Siento que quienes escribimos pertenecemos a una rara especie en extinción.
La palabra, esa herramienta austera, va siendo suplantada por otros signos de inmediatez donde lo que prima es la imagen. La imagen retocada, en movimiento, con efectos, con edición. Sobrevaluada. La imagen borrando cada huella que transpire, si acaso, algún rasgo poroso e inevitable de temporalidad. Me llama la atención como la fotografía, o el mundo de la imagen, se van convirtiendo en un lugar testimonial con sobredosis de hedonismo, al que nadie puede escapar. Me incluyo.
Pero entonces la palabra, ese signo ancestral que se conjuga y logra algunos significantes, me vuelve a enamorar. Sobre todo, aquellas palabras serenas, íntimas, cobijadas al calor de un diálogo, sostenidas por el cruce de miradas, con aromas y gestos llenos de complicidad. Esos espacios, donde lo que se dice y se interpreta encuentra un sentido que se aloja y perdura en el alma.
Pareciera que hoy esos momentos se han convertido en una práctica escasa. En un lujo. En hábitos poco frecuentes, aturdidos o cruzados por el brillo de pantallas de un mundo digital, que por lo general no deja demasiados rastros.
En su batalla por sobrevivir, la palabra –por fuera de esa inmediatez– se resguarda dentro de textos que narran historias, de libros, de poesías, de guiones, de canciones, de publicaciones, de libretas, de blogs. También almacenadas en algunos mails que con altura y valentía, han sabido suplir el valor original que en tiempos remotos tuvieron las cartas.
Allí, las palabras exigen de otro tiempo para ser leídas. Receptadas. Para asimilar lo que se quiere decir y expresar. Y cuando finalmente esos textos por alguna exquisita razón nos encuentran, nos cautivan, nos seducen y no nos sueltan hasta al final, por dios… en lo personal, cómo lo agradezco.
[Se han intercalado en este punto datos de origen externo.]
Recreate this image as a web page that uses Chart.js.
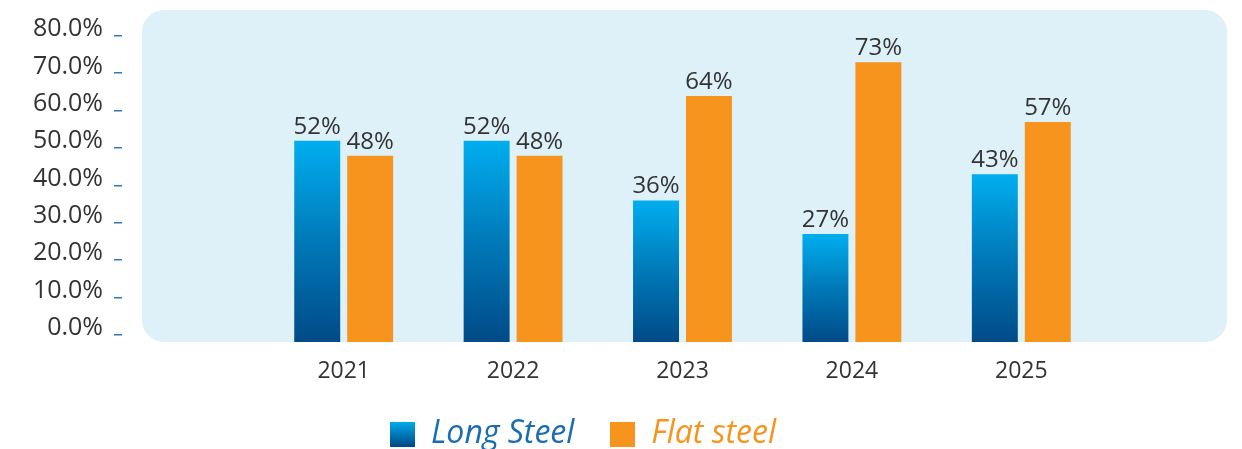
<!DOCTYPE html>
<html>
<head>
<meta charset="utf-8">
<script src="https://cdn.jsdelivr.net/npm/chart.js@4/dist/chart.umd.min.js"></script>
<style>
  html, body { margin: 0; padding: 0; background: #fff; }
  #wrap { width: 1242px; height: 449px; }
</style>
</head>
<body>
<div id="wrap"><canvas id="steelChart" width="1242" height="449"></canvas></div>
<script>
// данные
const years = ['2021', '2022', '2023', '2024', '2025'];
const longSteel = [52, 52, 36, 27, 43];
const flatSteel = [48, 48, 64, 73, 57];
const yTicks = [0, 10, 20, 30, 40, 50, 60, 70, 80];
const seriesNames = ['Long Steel', 'Flat steel'];

const FONT = "'Open Sans', 'Noto Sans', sans-serif";
const TEXT = '#333333';
const BLUE_TOP = '#00aeef';
const BLUE_BOTTOM = '#004a87';
const ORANGE = '#f7941e';

function blueGradient(ctx, top, bottom) {
    const g = ctx.createLinearGradient(0, top, 0, bottom);
    g.addColorStop(0, BLUE_TOP);
    g.addColorStop(0.5, '#0079b8');
    g.addColorStop(1, BLUE_BOTTOM);
    return g;
}

// иконки легенды
function makeIcon(fill) {
    const c = document.createElement('canvas');
    c.width = 25;
    c.height = 25;
    const x = c.getContext('2d');
    x.fillStyle = fill === 'grad' ? blueGradient(x, 0, 25) : fill;
    x.fillRect(0, 0, 25, 25);
    return c;
}
const legendIcons = [makeIcon('grad'), makeIcon(ORANGE)];
const legendColors = ['#1b6cb1', ORANGE];

// фон области графика
const panelBg = {
    id: 'panelBg',
    beforeDraw(chart) {
        const { ctx, chartArea: a } = chart;
        const l = a.left - 117, r = a.right + 121, t = a.top, b = a.bottom, rad = 22;
        ctx.save();
        ctx.fillStyle = '#def0f8';
        ctx.beginPath();
        ctx.moveTo(l + rad, t);
        ctx.lineTo(r - rad, t);
        ctx.arcTo(r, t, r, t + rad, rad);
        ctx.lineTo(r, b - rad);
        ctx.arcTo(r, b, r - rad, b, rad);
        ctx.lineTo(l + rad, b);
        ctx.arcTo(l, b, l, b - rad, rad);
        ctx.lineTo(l, t + rad);
        ctx.arcTo(l, t, l + rad, t, rad);
        ctx.closePath();
        ctx.fill();
        ctx.restore();
    }
};

// черточки у подписей оси Y
const tickDashes = {
    id: 'tickDashes',
    afterDraw(chart) {
        const s = chart.scales.y;
        const ctx = chart.ctx;
        ctx.save();
        ctx.fillStyle = '#2f78b9';
        s.ticks.forEach((t, i) => {
            const py = s.getPixelForTick(i);
            ctx.fillRect(s.right - s.options.ticks.padding + 11, Math.round(py) - 1, 8, 1.5);
        });
        ctx.restore();
    }
};

// подписи значений над столбцами
const valueLabels = {
    id: 'valueLabels',
    afterDatasetsDraw(chart) {
        const ctx = chart.ctx;
        ctx.save();
        ctx.font = '24px ' + FONT;
        ctx.fillStyle = TEXT;
        ctx.textAlign = 'center';
        ctx.textBaseline = 'alphabetic';
        chart.data.datasets.forEach((ds, di) => {
            chart.getDatasetMeta(di).data.forEach((bar, i) => {
                ctx.fillText(ds.data[i] + '%', bar.x, bar.y - 7);
            });
        });
        ctx.restore();
    }
};

const Y_MIN = -1.9;

new Chart(document.getElementById('steelChart'), {
    type: 'bar',
    data: {
        labels: years,
        datasets: [{
            label: seriesNames[0],
            data: longSteel,
            base: Y_MIN,
            backgroundColor: (c) => {
                const chart = c.chart;
                if (!chart.chartArea || c.type !== 'data') return BLUE_TOP;
                const top = chart.scales.y.getPixelForValue(c.raw);
                return blueGradient(chart.ctx, top, chart.chartArea.bottom);
            },
            categoryPercentage: 0.625,
            barPercentage: 0.868
        }, {
            label: seriesNames[1],
            data: flatSteel,
            base: Y_MIN,
            backgroundColor: ORANGE,
            categoryPercentage: 0.625,
            barPercentage: 0.868
        }]
    },
    options: {
        responsive: false,
        animation: false,
        layout: {
            padding: { left: 0, right: 76, top: 10, bottom: 0 }
        },
        scales: {
            x: {
                grid: { display: false, drawTicks: false },
                border: { display: false },
                afterFit: (s) => {
                    s.height = 40;
                },
                ticks: {
                    color: TEXT,
                    padding: 16,
                    font: { family: FONT, size: 23 }
                }
            },
            y: {
                min: Y_MIN,
                max: 87,
                grid: { display: false, drawTicks: false },
                border: { display: false },
                afterBuildTicks: (s) => {
                    s.ticks = yTicks.map(v => ({ value: v }));
                },
                afterFit: (s) => {
                    s.width = 259;
                    s.paddingTop = 0;
                    s.paddingBottom = 0;
                },
                ticks: {
                    color: TEXT,
                    padding: 156,
                    labelOffset: -7,
                    font: { family: FONT, size: 25 },
                    callback: (v) => Number(v).toFixed(1) + '%'
                }
            },
            // пустая ось справа только для отступа
            yRight: {
                position: 'right',
                display: true,
                grid: { display: false, drawTicks: false },
                border: { display: false },
                ticks: { display: false },
                afterFit: (s) => {
                    s.width = 60;
                    s.paddingTop = 0;
                    s.paddingBottom = 0;
                }
            }
        },
        plugins: {
            tooltip: { enabled: false },
            legend: {
                position: 'bottom',
                maxHeight: 67,
                labels: {
                    usePointStyle: true,
                    pointStyleWidth: 25,
                    boxHeight: 25,
                    padding: 36,
                    font: { family: FONT, size: 32, style: 'italic' },
                    generateLabels: (chart) => chart.data.datasets.map((ds, i) => ({
                        text: ds.label,
                        fillStyle: i === 0 ? BLUE_TOP : ORANGE,
                        strokeStyle: 'rgba(0,0,0,0)',
                        lineWidth: 0,
                        pointStyle: legendIcons[i],
                        fontColor: legendColors[i],
                        hidden: false,
                        datasetIndex: i
                    }))
                }
            }
        }
    },
    plugins: [panelBg, tickDashes, valueLabels]
});
</script>
</body>
</html>
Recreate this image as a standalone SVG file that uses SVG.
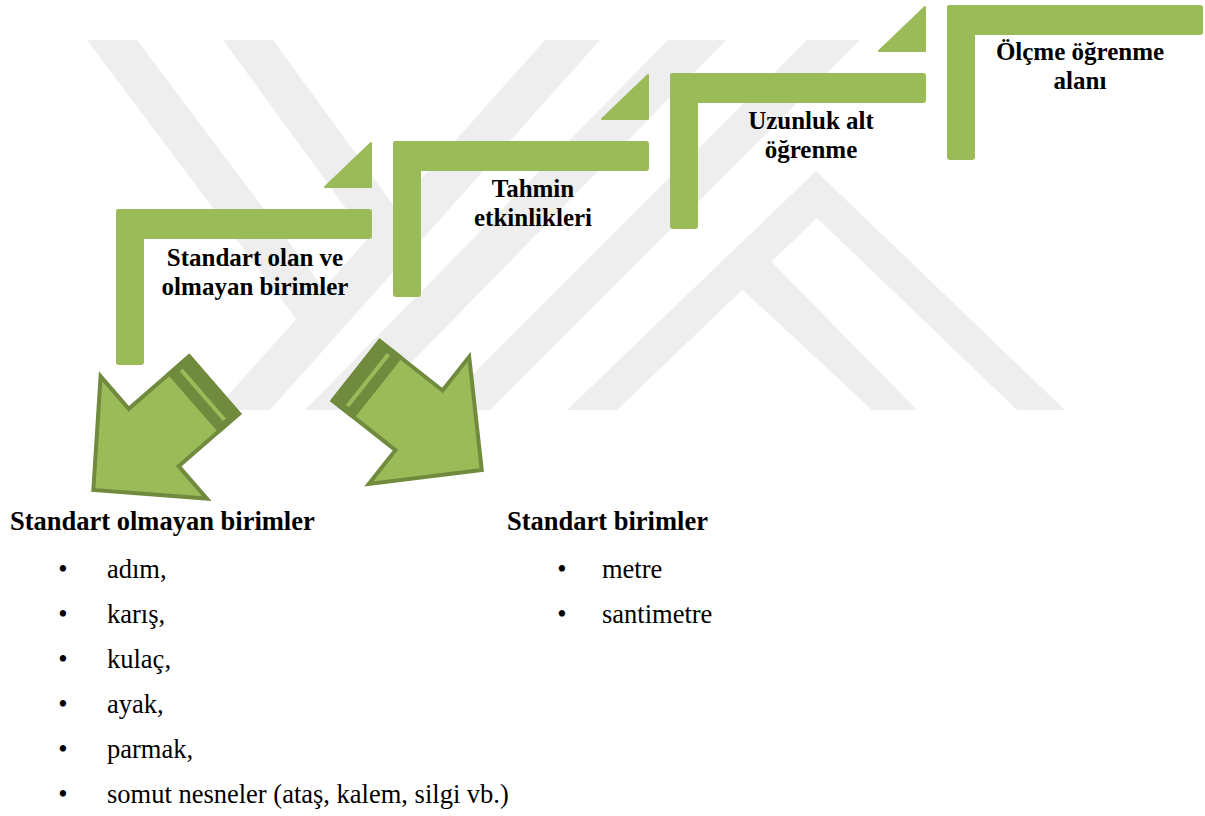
<svg xmlns="http://www.w3.org/2000/svg" width="1205" height="816" viewBox="0 0 1205 816">
<defs>
<style>
.wm{fill:#eeeeee}
.step{fill:#9bbb59}
.tri{fill:#9bbb59;stroke:#9bbb59;stroke-width:2;stroke-linejoin:round}
.lbl{font-family:"Liberation Serif","Times New Roman",serif;font-weight:bold;font-size:25px;fill:#000;text-anchor:middle}
.hd{font-family:"Liberation Serif","Times New Roman",serif;font-weight:bold;font-size:26.5px;fill:#000}
.tx{font-family:"Liberation Serif","Times New Roman",serif;font-size:26.5px;fill:#000}
.bul{font-family:"Liberation Serif","Times New Roman",serif;font-size:26.5px;fill:#000;text-anchor:middle}
.arr{fill:#9bbb59;stroke:#718b3e;stroke-width:4;stroke-linejoin:miter}
.band{fill:#718b3e}
.stripe{fill:#9bbb59}
</style>
<g id="blockArrow">
<path class="arr" d="M0,-38 L80,-38 L80,-81 L160,0 L80,81 L80,38 L0,38 Z"/>
<rect class="band" x="-2" y="-40" width="30" height="80"/>
<rect class="stripe" x="13" y="-33" width="4" height="66"/>
</g>
</defs>
<rect width="1205" height="816" fill="#ffffff"/>
<g id="watermark" class="wm">
<polygon points="87,40 137,40 336,305 309,336"/>
<polygon points="223,40 273,40 407,224 380,255"/>
<polygon points="545,40 600,40 270,410 215,410"/>
<polygon points="668,40 726,40 365,410 305,410"/>
<polygon points="807,40 860,40 490,410 437,410"/>
<polygon points="567,410 816,171 1065,410 1017,410 817,218 617,410"/>
<polygon points="760,250 917,410 872,410 731,279"/>
</g>
<g id="step1">
<rect class="step" x="116" y="209" width="256" height="30" rx="3"/>
<rect class="step" x="116" y="209" width="28" height="156" rx="3"/>
<polygon class="tri" points="325,187 371,143 371,187"/>
<text class="lbl"><tspan x="255" y="266">Standart olan ve</tspan><tspan x="255" y="295">olmayan birimler</tspan></text>
</g>
<g id="step2">
<rect class="step" x="393" y="141" width="256" height="30" rx="3"/>
<rect class="step" x="393" y="141" width="28" height="156" rx="3"/>
<polygon class="tri" points="602,119 648,75 648,119"/>
<text class="lbl"><tspan x="533" y="197">Tahmin</tspan><tspan x="533" y="226">etkinlikleri</tspan></text>
</g>
<g id="step3">
<rect class="step" x="670" y="73" width="256" height="30" rx="3"/>
<rect class="step" x="670" y="73" width="28" height="156" rx="3"/>
<polygon class="tri" points="879,51 925,7 925,51"/>
<text class="lbl"><tspan x="811" y="129">Uzunluk alt</tspan><tspan x="811" y="158">öğrenme</tspan></text>
</g>
<g id="step4">
<rect class="step" x="947" y="5" width="256" height="30" rx="3"/>
<rect class="step" x="947" y="5" width="28" height="155" rx="3"/>
<text class="lbl"><tspan x="1080" y="60">Ölçme öğrenme</tspan><tspan x="1080" y="89">alanı</tspan></text>
</g>
<g id="connectors">
<use href="#blockArrow" transform="translate(214.1,385) rotate(139)"/>
<use href="#blockArrow" transform="translate(356.2,370.8) rotate(38.3)"/>
</g>
<g id="list-nonstandard">
<text class="hd" x="10" y="530">Standart olmayan birimler</text>
<text class="bul" x="63" y="578">•</text><text class="tx" x="107" y="578">adım,</text>
<text class="bul" x="63" y="623">•</text><text class="tx" x="107" y="623">karış,</text>
<text class="bul" x="63" y="668">•</text><text class="tx" x="107" y="668">kulaç,</text>
<text class="bul" x="63" y="713">•</text><text class="tx" x="107" y="713">ayak,</text>
<text class="bul" x="63" y="758">•</text><text class="tx" x="107" y="758">parmak,</text>
<text class="bul" x="63" y="803">•</text><text class="tx" x="107" y="803">somut nesneler (ataş, kalem, silgi vb.)</text>
</g>
<g id="list-standard">
<text class="hd" x="507" y="530">Standart birimler</text>
<text class="bul" x="562" y="578">•</text><text class="tx" x="602" y="578">metre</text>
<text class="bul" x="562" y="623">•</text><text class="tx" x="602" y="623">santimetre</text>
</g>
</svg>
Reitero: siento que quienes hacemos un culto de la palabra escrita pertenecemos a una rara especie en extinción. Vivimos en tiempos impredecibles. Mutantes. Llenos de ruidos. Difíciles.
Pero también siento que nos sobreviven los lectores. Silenciosos. Agazapados. Que al igual que nosotros, frágiles y desnudos, están allí. Del otro lado. Sedientos de palabras con sentidos.
Dispuestos a salvarnos, y por qué no…, a dejarse enamorar.